◆ **YOUR GOAL**
Set the listing down again in full, word for word, with the pictures left out.

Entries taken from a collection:
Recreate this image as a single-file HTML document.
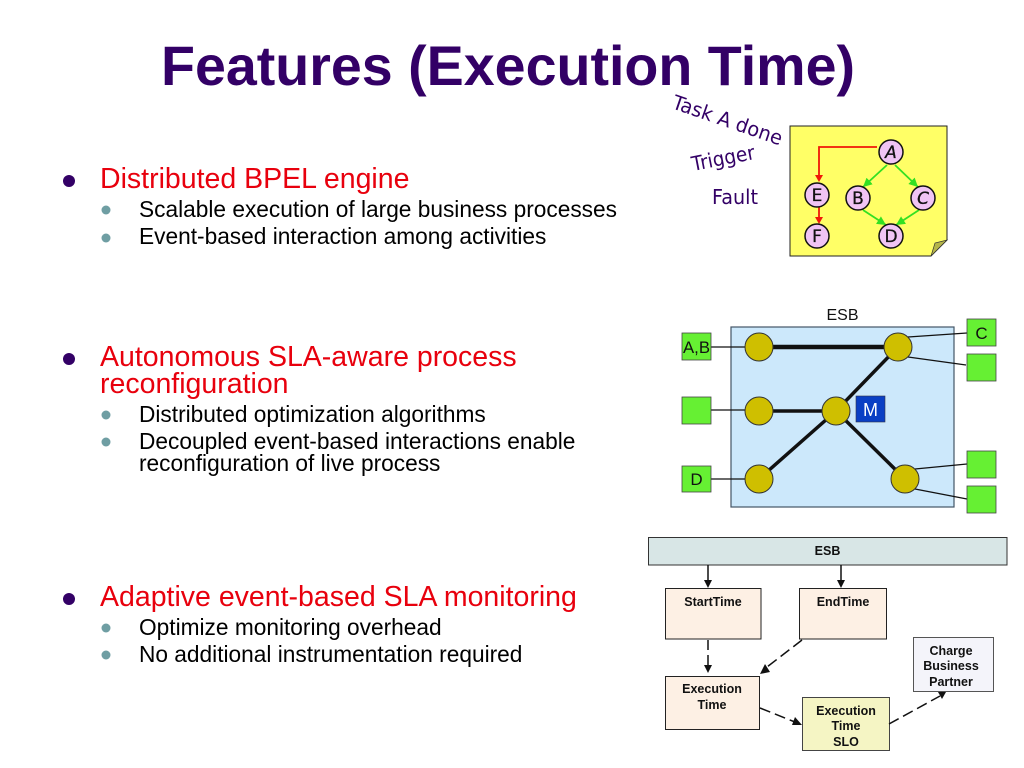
<!DOCTYPE html>
<html><head><meta charset="utf-8"><style>html,body{margin:0;padding:0;background:#fff;width:1024px;height:768px;overflow:hidden}svg{display:block}text{font-family:"Liberation Sans",sans-serif}.d{font-family:"DejaVu Sans",sans-serif}</style></head><body>
<svg width="1024" height="768" viewBox="0 0 1024 768" xmlns="http://www.w3.org/2000/svg">
<defs>
<marker id="g" markerUnits="userSpaceOnUse" markerWidth="10" markerHeight="10" refX="9" refY="5" orient="auto"><path d="M0,0.500L9,5L0,9.500z" fill="#33e022"/></marker>
</defs>
<text x="161" y="85" font-size="56" font-weight="bold" fill="#330066" textLength="694" lengthAdjust="spacingAndGlyphs">Features (Execution Time)</text>

<g fill="#330066"><circle cx="69" cy="181" r="6"/><circle cx="69" cy="359" r="6"/><circle cx="69" cy="599" r="6"/></g>
<g fill="#6f9ea3"><circle cx="106" cy="210" r="4.500"/><circle cx="106" cy="238" r="4.500"/><circle cx="106" cy="415" r="4.500"/><circle cx="106" cy="442" r="4.500"/><circle cx="106" cy="628" r="4.500"/><circle cx="106" cy="655" r="4.500"/></g>
<g font-size="28.500" fill="#e8000d">
<text x="100" y="188">Distributed BPEL engine</text>
<text x="100" y="366">Autonomous SLA-aware process</text>
<text x="100" y="393">reconfiguration</text>
<text x="100" y="606">Adaptive event-based SLA monitoring</text>
</g>
<g font-size="22.700" fill="#000">
<text x="139" y="217">Scalable execution of large business processes</text>
<text x="139" y="244">Event-based interaction among activities</text>
<text x="139" y="422">Distributed optimization algorithms</text>
<text x="139" y="449">Decoupled event-based interactions enable</text>
<text x="139" y="471">reconfiguration of live process</text>
<text x="139" y="635">Optimize monitoring overhead</text>
<text x="139" y="662">No additional instrumentation required</text>
</g>

<g fill="#330066" font-size="20">
<text class="d" transform="translate(671,108) rotate(19)" textLength="115" lengthAdjust="spacingAndGlyphs">Task A done</text>
<text class="d" transform="translate(693,171) rotate(-11)" textLength="64" lengthAdjust="spacingAndGlyphs">Trigger</text>
<text class="d" x="712" y="204" textLength="46" lengthAdjust="spacingAndGlyphs">Fault</text>
</g>
<path d="M790,126H947V240L931,256H790z" fill="#ffff66" stroke="#222" stroke-width="1"/>
<path d="M931,256L935,243L947,240z" fill="#b5b54a" stroke="#333" stroke-width="0.700"/>
<path d="M877,147H819V176" fill="none" stroke="#f01808" stroke-width="1.800"/>
<path d="M815,175H823L819,182z" fill="#f01808"/>
<path d="M819,206V218" stroke="#f01808" stroke-width="1.800"/>
<path d="M815,217H823L819,224z" fill="#f01808"/>
<g stroke="#33e022" stroke-width="1.800" fill="none">
<path d="M887,165L863,187" marker-end="url(#g)"/>
<path d="M895,165L918,187" marker-end="url(#g)"/>
<path d="M863,210L886,225" marker-end="url(#g)"/>
<path d="M919,210L896,225" marker-end="url(#g)"/>
</g>
<g fill="#f0c4f4" stroke="#111" stroke-width="1.500">
<circle cx="891" cy="152" r="12"/><circle cx="817" cy="195" r="12"/><circle cx="858" cy="198" r="12"/><circle cx="923" cy="198" r="12"/><circle cx="891" cy="236" r="12"/><circle cx="817" cy="236" r="12"/>
</g>
<g font-size="17" fill="#111" text-anchor="middle" stroke="#111" stroke-width="0.300">
<text class="d" x="891" y="158" font-style="italic">A</text>
<text class="d" x="817" y="201">E</text>
<text class="d" x="858" y="204">B</text>
<text class="d" x="923" y="204" font-style="italic">C</text>
<text class="d" x="891" y="242">D</text>
<text class="d" x="817" y="242">F</text>
</g>

<text x="842.500" y="320" font-size="16" text-anchor="middle" fill="#111">ESB</text>
<rect x="731" y="327" width="223" height="180" fill="#cce8fb" stroke="#445566" stroke-width="1.200"/>
<g stroke="#111" stroke-width="1.300" fill="none">
<path d="M711,347H746M711,410H746M711,479H746"/>
<path d="M908,337L967,333M908,357L966,365M915,469L967,464M915,489L967,499"/>
</g>
<g stroke="#111" fill="none">
<path d="M759,347H898" stroke-width="4.500"/>
<path d="M759,411H836M759,479L836,411L898,347M836,411L905,479" stroke-width="3.500"/>
</g>
<g fill="#cfbf00" stroke="#333" stroke-width="1">
<circle cx="759" cy="347" r="14"/><circle cx="898" cy="347" r="14"/><circle cx="759" cy="411" r="14"/><circle cx="836" cy="411" r="14"/><circle cx="759" cy="479" r="14"/><circle cx="905" cy="479" r="14"/>
</g>
<g fill="#66f033" stroke="#444" stroke-width="0.800">
<rect x="682" y="333" width="29" height="27"/><rect x="682" y="397" width="29" height="27"/><rect x="682" y="466" width="29" height="26"/>
<rect x="967" y="319" width="29" height="27"/><rect x="967" y="354" width="29" height="27"/><rect x="967" y="451" width="29" height="27"/><rect x="967" y="486" width="29" height="27"/>
</g>
<rect x="856" y="396" width="29" height="26" fill="#0a3fc4" stroke="#334" stroke-width="0.600"/>
<g font-size="17" fill="#111" text-anchor="middle">
<text x="696.500" y="353" textLength="27" lengthAdjust="spacingAndGlyphs">A,B</text>
<text x="696.500" y="485">D</text>
<text x="981.500" y="339">C</text>
<text x="870.500" y="416" fill="#fff" font-size="18">M</text>
</g>

<rect x="648.500" y="537.500" width="358.500" height="27.500" fill="#d8e6e6" stroke="#333" stroke-width="1"/>
<rect x="665.500" y="588.500" width="95.500" height="50.500" fill="#fdf0e4" stroke="#222"/>
<rect x="799.500" y="588.500" width="87" height="50.500" fill="#fdf0e4" stroke="#222"/>
<rect x="665.500" y="676.500" width="94" height="53" fill="#fdf0e4" stroke="#222"/>
<rect x="802.500" y="697.500" width="87" height="53" fill="#f5f5c4" stroke="#444"/>
<rect x="913.500" y="637.500" width="80" height="54" fill="#f4f4fa" stroke="#555"/>
<g font-size="12.500" font-weight="bold" fill="#111" text-anchor="middle">
<text x="827.500" y="555">ESB</text>
<text x="713" y="606">StartTime</text>
<text x="843" y="606">EndTime</text>
<text x="712" y="693">Execution</text><text x="712" y="709">Time</text>
<text x="846" y="715">Execution</text><text x="846" y="730">Time</text><text x="846" y="746">SLO</text>
<text x="951" y="655">Charge</text><text x="951" y="670">Business</text><text x="951" y="686">Partner</text>
</g>
<g stroke="#111" stroke-width="1.500" fill="none">
<path d="M708,565V581M841,565V581"/>
<path d="M708,640V666" stroke-dasharray="10,5"/>
<path d="M802,640L767,667" stroke-dasharray="11,5"/>
<path d="M760,708L795,722" stroke-dasharray="11,5"/>
<path d="M889,724L940,696" stroke-dasharray="11,5"/>
</g>
<g fill="#111">
<path d="M704,580H712L708,588z"/><path d="M837,580H845L841,588z"/>
<path d="M704,665H712L708,673z"/>
<path d="M760,674L770,672L765,664z"/>
<path d="M802,725L795,717L792,725z"/>
<path d="M938,692H946L942,699z"/>
</g>
</svg>
</body></html>
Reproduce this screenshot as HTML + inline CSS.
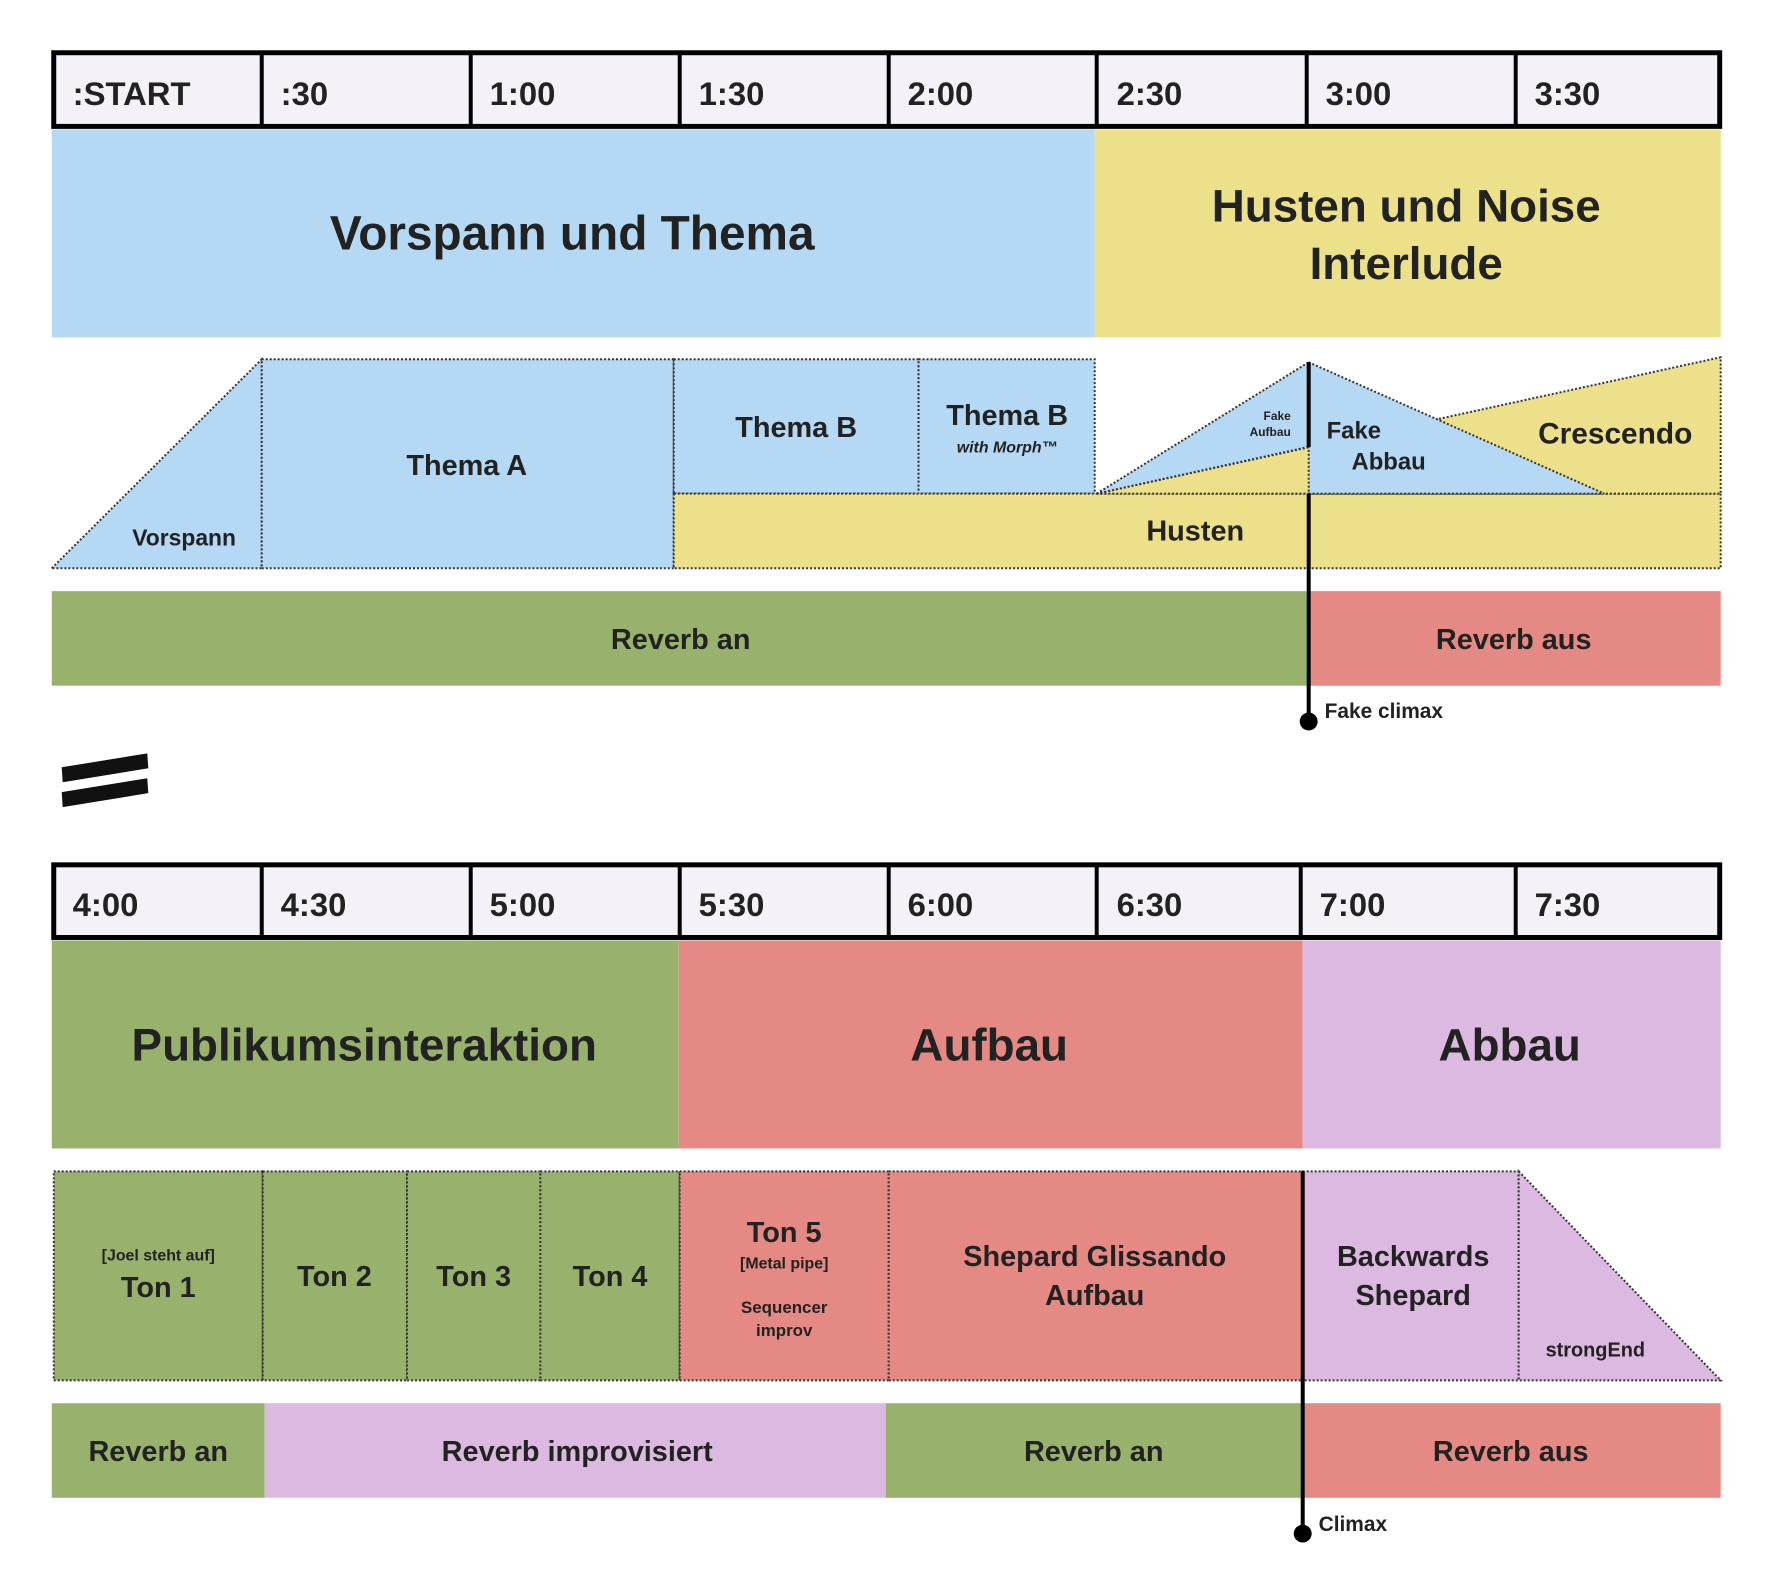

◆ **ANSWER BELOW**
Recreate this image as a single-file HTML document.
<!DOCTYPE html>
<html><head><meta charset="utf-8"><style>html,body{margin:0;padding:0;background:#fff;width:1024px;height:768px;overflow:hidden}svg{display:block}text{font-family:"Liberation Sans",sans-serif}.d{font-family:"DejaVu Sans",sans-serif}</style></head><body>
<svg width="1024" height="768" viewBox="0 0 1024 768" xmlns="http://www.w3.org/2000/svg">
<defs>
<marker id="g" markerUnits="userSpaceOnUse" markerWidth="10" markerHeight="10" refX="9" refY="5" orient="auto"><path d="M0,0.500L9,5L0,9.500z" fill="#33e022"/></marker>
</defs>
<text x="161" y="85" font-size="56" font-weight="bold" fill="#330066" textLength="694" lengthAdjust="spacingAndGlyphs">Features (Execution Time)</text>

<g fill="#330066"><circle cx="69" cy="181" r="6"/><circle cx="69" cy="359" r="6"/><circle cx="69" cy="599" r="6"/></g>
<g fill="#6f9ea3"><circle cx="106" cy="210" r="4.500"/><circle cx="106" cy="238" r="4.500"/><circle cx="106" cy="415" r="4.500"/><circle cx="106" cy="442" r="4.500"/><circle cx="106" cy="628" r="4.500"/><circle cx="106" cy="655" r="4.500"/></g>
<g font-size="28.500" fill="#e8000d">
<text x="100" y="188">Distributed BPEL engine</text>
<text x="100" y="366">Autonomous SLA-aware process</text>
<text x="100" y="393">reconfiguration</text>
<text x="100" y="606">Adaptive event-based SLA monitoring</text>
</g>
<g font-size="22.700" fill="#000">
<text x="139" y="217">Scalable execution of large business processes</text>
<text x="139" y="244">Event-based interaction among activities</text>
<text x="139" y="422">Distributed optimization algorithms</text>
<text x="139" y="449">Decoupled event-based interactions enable</text>
<text x="139" y="471">reconfiguration of live process</text>
<text x="139" y="635">Optimize monitoring overhead</text>
<text x="139" y="662">No additional instrumentation required</text>
</g>

<g fill="#330066" font-size="20">
<text class="d" transform="translate(671,108) rotate(19)" textLength="115" lengthAdjust="spacingAndGlyphs">Task A done</text>
<text class="d" transform="translate(693,171) rotate(-11)" textLength="64" lengthAdjust="spacingAndGlyphs">Trigger</text>
<text class="d" x="712" y="204" textLength="46" lengthAdjust="spacingAndGlyphs">Fault</text>
</g>
<path d="M790,126H947V240L931,256H790z" fill="#ffff66" stroke="#222" stroke-width="1"/>
<path d="M931,256L935,243L947,240z" fill="#b5b54a" stroke="#333" stroke-width="0.700"/>
<path d="M877,147H819V176" fill="none" stroke="#f01808" stroke-width="1.800"/>
<path d="M815,175H823L819,182z" fill="#f01808"/>
<path d="M819,206V218" stroke="#f01808" stroke-width="1.800"/>
<path d="M815,217H823L819,224z" fill="#f01808"/>
<g stroke="#33e022" stroke-width="1.800" fill="none">
<path d="M887,165L863,187" marker-end="url(#g)"/>
<path d="M895,165L918,187" marker-end="url(#g)"/>
<path d="M863,210L886,225" marker-end="url(#g)"/>
<path d="M919,210L896,225" marker-end="url(#g)"/>
</g>
<g fill="#f0c4f4" stroke="#111" stroke-width="1.500">
<circle cx="891" cy="152" r="12"/><circle cx="817" cy="195" r="12"/><circle cx="858" cy="198" r="12"/><circle cx="923" cy="198" r="12"/><circle cx="891" cy="236" r="12"/><circle cx="817" cy="236" r="12"/>
</g>
<g font-size="17" fill="#111" text-anchor="middle" stroke="#111" stroke-width="0.300">
<text class="d" x="891" y="158" font-style="italic">A</text>
<text class="d" x="817" y="201">E</text>
<text class="d" x="858" y="204">B</text>
<text class="d" x="923" y="204" font-style="italic">C</text>
<text class="d" x="891" y="242">D</text>
<text class="d" x="817" y="242">F</text>
</g>

<text x="842.500" y="320" font-size="16" text-anchor="middle" fill="#111">ESB</text>
<rect x="731" y="327" width="223" height="180" fill="#cce8fb" stroke="#445566" stroke-width="1.200"/>
<g stroke="#111" stroke-width="1.300" fill="none">
<path d="M711,347H746M711,410H746M711,479H746"/>
<path d="M908,337L967,333M908,357L966,365M915,469L967,464M915,489L967,499"/>
</g>
<g stroke="#111" fill="none">
<path d="M759,347H898" stroke-width="4.500"/>
<path d="M759,411H836M759,479L836,411L898,347M836,411L905,479" stroke-width="3.500"/>
</g>
<g fill="#cfbf00" stroke="#333" stroke-width="1">
<circle cx="759" cy="347" r="14"/><circle cx="898" cy="347" r="14"/><circle cx="759" cy="411" r="14"/><circle cx="836" cy="411" r="14"/><circle cx="759" cy="479" r="14"/><circle cx="905" cy="479" r="14"/>
</g>
<g fill="#66f033" stroke="#444" stroke-width="0.800">
<rect x="682" y="333" width="29" height="27"/><rect x="682" y="397" width="29" height="27"/><rect x="682" y="466" width="29" height="26"/>
<rect x="967" y="319" width="29" height="27"/><rect x="967" y="354" width="29" height="27"/><rect x="967" y="451" width="29" height="27"/><rect x="967" y="486" width="29" height="27"/>
</g>
<rect x="856" y="396" width="29" height="26" fill="#0a3fc4" stroke="#334" stroke-width="0.600"/>
<g font-size="17" fill="#111" text-anchor="middle">
<text x="696.500" y="353" textLength="27" lengthAdjust="spacingAndGlyphs">A,B</text>
<text x="696.500" y="485">D</text>
<text x="981.500" y="339">C</text>
<text x="870.500" y="416" fill="#fff" font-size="18">M</text>
</g>

<rect x="648.500" y="537.500" width="358.500" height="27.500" fill="#d8e6e6" stroke="#333" stroke-width="1"/>
<rect x="665.500" y="588.500" width="95.500" height="50.500" fill="#fdf0e4" stroke="#222"/>
<rect x="799.500" y="588.500" width="87" height="50.500" fill="#fdf0e4" stroke="#222"/>
<rect x="665.500" y="676.500" width="94" height="53" fill="#fdf0e4" stroke="#222"/>
<rect x="802.500" y="697.500" width="87" height="53" fill="#f5f5c4" stroke="#444"/>
<rect x="913.500" y="637.500" width="80" height="54" fill="#f4f4fa" stroke="#555"/>
<g font-size="12.500" font-weight="bold" fill="#111" text-anchor="middle">
<text x="827.500" y="555">ESB</text>
<text x="713" y="606">StartTime</text>
<text x="843" y="606">EndTime</text>
<text x="712" y="693">Execution</text><text x="712" y="709">Time</text>
<text x="846" y="715">Execution</text><text x="846" y="730">Time</text><text x="846" y="746">SLO</text>
<text x="951" y="655">Charge</text><text x="951" y="670">Business</text><text x="951" y="686">Partner</text>
</g>
<g stroke="#111" stroke-width="1.500" fill="none">
<path d="M708,565V581M841,565V581"/>
<path d="M708,640V666" stroke-dasharray="10,5"/>
<path d="M802,640L767,667" stroke-dasharray="11,5"/>
<path d="M760,708L795,722" stroke-dasharray="11,5"/>
<path d="M889,724L940,696" stroke-dasharray="11,5"/>
</g>
<g fill="#111">
<path d="M704,580H712L708,588z"/><path d="M837,580H845L841,588z"/>
<path d="M704,665H712L708,673z"/>
<path d="M760,674L770,672L765,664z"/>
<path d="M802,725L795,717L792,725z"/>
<path d="M938,692H946L942,699z"/>
</g>
</svg>
</body></html>
Reproduce this screenshot as HTML + inline CSS.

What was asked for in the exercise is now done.